- [GIVEN DATA]
:::::
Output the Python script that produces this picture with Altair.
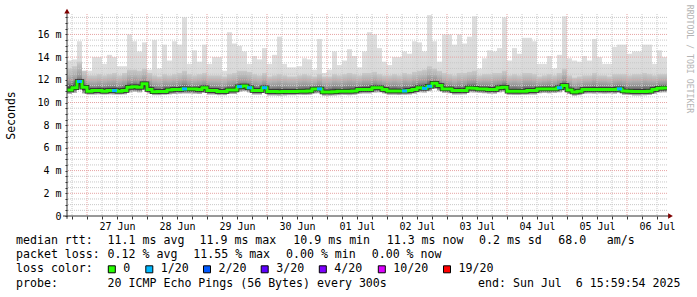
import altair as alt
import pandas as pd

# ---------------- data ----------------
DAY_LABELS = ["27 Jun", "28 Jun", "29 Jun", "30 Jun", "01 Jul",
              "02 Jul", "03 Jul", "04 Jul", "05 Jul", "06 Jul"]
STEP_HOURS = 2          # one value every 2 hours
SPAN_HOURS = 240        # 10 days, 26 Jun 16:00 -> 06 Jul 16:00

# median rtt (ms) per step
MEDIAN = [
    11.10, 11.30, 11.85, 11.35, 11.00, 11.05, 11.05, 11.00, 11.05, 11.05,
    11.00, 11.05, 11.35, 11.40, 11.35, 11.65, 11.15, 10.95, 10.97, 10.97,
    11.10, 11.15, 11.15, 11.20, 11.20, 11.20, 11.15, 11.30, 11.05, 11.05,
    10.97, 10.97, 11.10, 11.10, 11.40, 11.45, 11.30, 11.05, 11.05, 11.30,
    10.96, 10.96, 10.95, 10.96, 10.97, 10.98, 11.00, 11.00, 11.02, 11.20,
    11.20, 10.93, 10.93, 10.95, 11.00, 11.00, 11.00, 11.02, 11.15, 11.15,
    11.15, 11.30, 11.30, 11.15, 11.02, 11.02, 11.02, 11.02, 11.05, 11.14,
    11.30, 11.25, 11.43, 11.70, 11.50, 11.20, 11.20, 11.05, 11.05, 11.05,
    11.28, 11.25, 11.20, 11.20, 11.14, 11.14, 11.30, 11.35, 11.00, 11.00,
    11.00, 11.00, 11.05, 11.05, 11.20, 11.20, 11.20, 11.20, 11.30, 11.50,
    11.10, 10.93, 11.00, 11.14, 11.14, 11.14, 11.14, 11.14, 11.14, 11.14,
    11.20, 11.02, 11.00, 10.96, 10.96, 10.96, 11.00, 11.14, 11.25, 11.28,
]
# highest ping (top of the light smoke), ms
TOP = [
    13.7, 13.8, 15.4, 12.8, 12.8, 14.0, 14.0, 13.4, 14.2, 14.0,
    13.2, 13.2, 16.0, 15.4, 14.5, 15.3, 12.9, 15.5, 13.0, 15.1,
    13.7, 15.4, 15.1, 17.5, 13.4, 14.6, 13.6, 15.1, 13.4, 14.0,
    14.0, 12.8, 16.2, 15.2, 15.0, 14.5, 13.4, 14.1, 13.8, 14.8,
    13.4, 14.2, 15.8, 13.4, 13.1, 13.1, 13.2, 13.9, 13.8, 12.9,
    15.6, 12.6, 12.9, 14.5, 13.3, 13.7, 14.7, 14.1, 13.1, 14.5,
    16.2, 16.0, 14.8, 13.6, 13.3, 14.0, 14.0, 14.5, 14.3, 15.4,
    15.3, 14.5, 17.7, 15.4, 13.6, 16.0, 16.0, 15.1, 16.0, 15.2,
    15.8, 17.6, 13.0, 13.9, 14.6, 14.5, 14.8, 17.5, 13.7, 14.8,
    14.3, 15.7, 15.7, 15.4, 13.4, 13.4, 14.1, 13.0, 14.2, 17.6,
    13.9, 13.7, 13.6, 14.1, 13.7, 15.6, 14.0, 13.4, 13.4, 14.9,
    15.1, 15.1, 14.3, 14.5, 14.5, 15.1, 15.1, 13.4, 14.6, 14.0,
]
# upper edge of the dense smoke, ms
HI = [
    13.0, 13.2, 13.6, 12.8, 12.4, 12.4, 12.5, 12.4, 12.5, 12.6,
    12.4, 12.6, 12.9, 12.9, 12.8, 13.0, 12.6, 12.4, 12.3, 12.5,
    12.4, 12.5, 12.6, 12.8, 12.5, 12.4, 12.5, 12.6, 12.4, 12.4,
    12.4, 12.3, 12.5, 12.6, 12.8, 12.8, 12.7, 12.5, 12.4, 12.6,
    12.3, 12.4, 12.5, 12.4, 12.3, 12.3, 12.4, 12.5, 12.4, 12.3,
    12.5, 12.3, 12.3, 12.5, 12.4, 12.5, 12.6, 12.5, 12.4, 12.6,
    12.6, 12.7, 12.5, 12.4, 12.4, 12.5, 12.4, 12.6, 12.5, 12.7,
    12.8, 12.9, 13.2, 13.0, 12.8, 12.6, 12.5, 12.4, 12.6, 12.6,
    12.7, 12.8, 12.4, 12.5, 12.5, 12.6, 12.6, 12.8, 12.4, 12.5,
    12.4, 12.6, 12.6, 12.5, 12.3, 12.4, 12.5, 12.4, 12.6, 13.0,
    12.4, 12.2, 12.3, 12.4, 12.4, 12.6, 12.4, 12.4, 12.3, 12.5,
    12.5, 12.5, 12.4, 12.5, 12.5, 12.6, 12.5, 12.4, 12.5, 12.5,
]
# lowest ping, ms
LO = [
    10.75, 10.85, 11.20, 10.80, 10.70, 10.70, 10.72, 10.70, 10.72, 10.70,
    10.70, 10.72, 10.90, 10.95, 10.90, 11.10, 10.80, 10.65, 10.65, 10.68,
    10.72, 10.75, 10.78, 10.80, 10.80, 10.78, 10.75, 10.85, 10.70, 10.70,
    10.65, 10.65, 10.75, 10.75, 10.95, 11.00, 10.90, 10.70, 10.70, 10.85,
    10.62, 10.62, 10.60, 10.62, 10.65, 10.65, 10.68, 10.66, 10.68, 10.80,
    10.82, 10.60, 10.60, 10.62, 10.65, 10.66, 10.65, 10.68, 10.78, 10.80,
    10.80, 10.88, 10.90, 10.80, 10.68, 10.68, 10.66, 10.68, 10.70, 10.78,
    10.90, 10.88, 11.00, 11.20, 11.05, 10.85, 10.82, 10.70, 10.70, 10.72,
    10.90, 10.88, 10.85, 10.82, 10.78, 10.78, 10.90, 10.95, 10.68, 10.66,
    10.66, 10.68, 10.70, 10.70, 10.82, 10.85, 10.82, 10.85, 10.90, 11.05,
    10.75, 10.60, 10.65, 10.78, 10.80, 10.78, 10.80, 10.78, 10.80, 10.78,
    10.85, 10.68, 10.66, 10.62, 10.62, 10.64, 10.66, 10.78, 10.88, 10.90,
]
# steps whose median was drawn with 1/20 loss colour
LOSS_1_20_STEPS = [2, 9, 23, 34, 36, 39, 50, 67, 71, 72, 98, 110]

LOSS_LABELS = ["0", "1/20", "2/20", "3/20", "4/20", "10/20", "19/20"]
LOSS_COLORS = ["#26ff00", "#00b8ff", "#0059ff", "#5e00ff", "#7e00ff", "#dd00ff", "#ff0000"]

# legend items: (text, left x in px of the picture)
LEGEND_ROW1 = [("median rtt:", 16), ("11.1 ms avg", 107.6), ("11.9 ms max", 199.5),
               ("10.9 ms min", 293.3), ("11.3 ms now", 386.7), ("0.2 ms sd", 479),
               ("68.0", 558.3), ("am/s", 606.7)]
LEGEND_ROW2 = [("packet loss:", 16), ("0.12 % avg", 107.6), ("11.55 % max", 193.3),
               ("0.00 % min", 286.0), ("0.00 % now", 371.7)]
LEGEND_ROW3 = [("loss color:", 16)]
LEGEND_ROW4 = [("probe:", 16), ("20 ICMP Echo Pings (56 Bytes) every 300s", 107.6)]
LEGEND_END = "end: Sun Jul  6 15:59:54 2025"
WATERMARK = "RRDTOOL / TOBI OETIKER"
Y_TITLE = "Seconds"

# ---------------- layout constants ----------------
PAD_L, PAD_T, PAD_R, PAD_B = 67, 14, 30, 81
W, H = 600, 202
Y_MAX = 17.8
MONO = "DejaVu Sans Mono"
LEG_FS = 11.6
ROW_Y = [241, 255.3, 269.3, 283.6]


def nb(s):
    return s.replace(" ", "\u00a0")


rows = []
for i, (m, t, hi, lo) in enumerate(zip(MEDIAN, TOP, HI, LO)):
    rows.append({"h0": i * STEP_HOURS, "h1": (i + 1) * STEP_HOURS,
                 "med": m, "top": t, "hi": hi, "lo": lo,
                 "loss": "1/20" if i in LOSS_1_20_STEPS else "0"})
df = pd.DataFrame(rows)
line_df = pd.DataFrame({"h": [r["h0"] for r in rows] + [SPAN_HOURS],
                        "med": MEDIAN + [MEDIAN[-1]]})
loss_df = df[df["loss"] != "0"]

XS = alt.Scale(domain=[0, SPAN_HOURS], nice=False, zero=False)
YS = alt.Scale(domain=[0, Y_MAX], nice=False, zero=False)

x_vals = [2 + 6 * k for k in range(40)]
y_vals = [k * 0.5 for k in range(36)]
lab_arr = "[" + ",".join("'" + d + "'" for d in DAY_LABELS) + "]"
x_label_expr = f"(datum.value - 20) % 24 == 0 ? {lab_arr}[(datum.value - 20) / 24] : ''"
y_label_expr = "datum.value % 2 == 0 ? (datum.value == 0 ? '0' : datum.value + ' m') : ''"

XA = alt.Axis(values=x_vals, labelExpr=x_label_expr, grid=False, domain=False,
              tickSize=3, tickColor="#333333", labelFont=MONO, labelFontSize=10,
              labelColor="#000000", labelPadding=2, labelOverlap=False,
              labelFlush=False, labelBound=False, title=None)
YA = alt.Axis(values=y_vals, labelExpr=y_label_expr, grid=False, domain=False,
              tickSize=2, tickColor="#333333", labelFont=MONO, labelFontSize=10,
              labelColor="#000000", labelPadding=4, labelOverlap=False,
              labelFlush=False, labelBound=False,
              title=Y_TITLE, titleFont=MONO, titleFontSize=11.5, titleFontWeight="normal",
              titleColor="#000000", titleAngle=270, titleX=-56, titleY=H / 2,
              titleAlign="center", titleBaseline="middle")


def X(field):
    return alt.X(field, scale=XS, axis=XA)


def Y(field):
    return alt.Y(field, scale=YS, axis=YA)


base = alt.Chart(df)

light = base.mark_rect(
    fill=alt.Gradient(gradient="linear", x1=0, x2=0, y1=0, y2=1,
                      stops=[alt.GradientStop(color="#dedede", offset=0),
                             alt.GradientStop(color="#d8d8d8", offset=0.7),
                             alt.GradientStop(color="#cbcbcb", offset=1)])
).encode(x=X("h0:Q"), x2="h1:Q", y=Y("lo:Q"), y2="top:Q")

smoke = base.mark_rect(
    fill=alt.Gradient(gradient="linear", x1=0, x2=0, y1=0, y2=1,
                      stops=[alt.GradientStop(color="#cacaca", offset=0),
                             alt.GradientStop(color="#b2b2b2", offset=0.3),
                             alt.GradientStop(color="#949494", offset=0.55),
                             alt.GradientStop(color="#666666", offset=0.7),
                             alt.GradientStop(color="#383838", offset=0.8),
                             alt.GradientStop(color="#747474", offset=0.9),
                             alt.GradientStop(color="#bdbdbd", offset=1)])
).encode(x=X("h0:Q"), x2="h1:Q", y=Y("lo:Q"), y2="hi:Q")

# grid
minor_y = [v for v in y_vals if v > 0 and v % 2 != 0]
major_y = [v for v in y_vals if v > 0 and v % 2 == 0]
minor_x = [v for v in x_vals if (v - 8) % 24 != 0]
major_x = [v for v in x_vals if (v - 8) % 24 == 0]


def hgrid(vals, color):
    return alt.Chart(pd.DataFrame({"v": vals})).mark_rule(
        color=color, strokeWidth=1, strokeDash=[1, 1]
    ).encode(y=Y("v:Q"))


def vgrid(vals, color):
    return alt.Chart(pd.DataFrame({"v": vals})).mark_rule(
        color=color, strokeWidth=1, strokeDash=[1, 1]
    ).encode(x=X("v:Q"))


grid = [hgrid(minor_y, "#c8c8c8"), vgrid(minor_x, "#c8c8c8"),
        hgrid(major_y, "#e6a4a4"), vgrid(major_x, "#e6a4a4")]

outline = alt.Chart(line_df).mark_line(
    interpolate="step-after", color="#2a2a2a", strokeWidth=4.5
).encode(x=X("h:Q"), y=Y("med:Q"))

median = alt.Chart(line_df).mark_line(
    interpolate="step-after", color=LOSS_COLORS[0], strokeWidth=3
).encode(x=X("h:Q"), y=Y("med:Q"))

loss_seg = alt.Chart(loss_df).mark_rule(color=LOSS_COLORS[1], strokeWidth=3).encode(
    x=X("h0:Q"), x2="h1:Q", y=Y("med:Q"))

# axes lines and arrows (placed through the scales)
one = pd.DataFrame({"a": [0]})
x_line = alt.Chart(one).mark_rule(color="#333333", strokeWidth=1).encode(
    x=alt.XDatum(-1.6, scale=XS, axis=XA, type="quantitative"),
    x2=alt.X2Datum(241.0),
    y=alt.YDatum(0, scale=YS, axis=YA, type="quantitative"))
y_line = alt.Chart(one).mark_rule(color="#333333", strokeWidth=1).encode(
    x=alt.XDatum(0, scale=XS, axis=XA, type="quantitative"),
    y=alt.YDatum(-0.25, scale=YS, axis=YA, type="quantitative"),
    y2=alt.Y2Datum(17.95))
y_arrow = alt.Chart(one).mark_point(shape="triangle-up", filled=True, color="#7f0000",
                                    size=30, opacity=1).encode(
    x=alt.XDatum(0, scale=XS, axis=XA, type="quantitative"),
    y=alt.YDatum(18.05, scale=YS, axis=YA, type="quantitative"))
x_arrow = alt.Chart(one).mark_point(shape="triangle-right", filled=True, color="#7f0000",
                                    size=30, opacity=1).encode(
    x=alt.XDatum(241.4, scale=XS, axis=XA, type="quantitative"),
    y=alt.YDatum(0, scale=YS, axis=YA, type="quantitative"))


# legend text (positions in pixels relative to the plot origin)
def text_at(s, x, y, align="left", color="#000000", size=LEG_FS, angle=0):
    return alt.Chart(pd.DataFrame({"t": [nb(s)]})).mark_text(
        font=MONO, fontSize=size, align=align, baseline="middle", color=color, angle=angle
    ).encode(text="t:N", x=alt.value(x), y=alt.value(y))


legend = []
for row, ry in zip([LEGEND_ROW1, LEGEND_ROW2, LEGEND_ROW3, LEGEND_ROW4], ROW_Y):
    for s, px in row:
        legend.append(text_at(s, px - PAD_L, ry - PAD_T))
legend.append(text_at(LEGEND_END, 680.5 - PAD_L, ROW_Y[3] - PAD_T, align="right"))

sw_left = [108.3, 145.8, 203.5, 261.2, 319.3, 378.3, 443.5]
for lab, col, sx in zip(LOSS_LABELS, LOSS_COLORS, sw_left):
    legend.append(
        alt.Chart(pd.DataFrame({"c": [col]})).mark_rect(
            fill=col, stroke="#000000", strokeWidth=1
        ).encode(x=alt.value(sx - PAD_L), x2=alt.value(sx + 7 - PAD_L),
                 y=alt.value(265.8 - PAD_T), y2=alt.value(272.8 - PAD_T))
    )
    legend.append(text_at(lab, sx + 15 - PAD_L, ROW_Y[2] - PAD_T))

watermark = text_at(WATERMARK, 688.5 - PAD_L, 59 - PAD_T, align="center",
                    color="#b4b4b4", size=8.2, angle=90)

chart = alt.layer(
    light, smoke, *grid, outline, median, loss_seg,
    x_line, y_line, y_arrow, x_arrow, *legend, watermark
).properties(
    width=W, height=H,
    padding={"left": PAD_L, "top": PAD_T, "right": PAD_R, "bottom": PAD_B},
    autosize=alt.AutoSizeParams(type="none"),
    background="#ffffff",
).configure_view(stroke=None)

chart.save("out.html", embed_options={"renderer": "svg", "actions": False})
:::::
Exactly as they appear, print the lines of the listing above from its first line through the line that contains "SPAN_HOURS = 240", minus the pictures.

Output the Python script that produces this picture with Altair.
import altair as alt
import pandas as pd

# ---------------- data ----------------
DAY_LABELS = ["27 Jun", "28 Jun", "29 Jun", "30 Jun", "01 Jul",
              "02 Jul", "03 Jul", "04 Jul", "05 Jul", "06 Jul"]
STEP_HOURS = 2          # one value every 2 hours
SPAN_HOURS = 240        # 10 days, 26 Jun 16:00 -> 06 Jul 16:00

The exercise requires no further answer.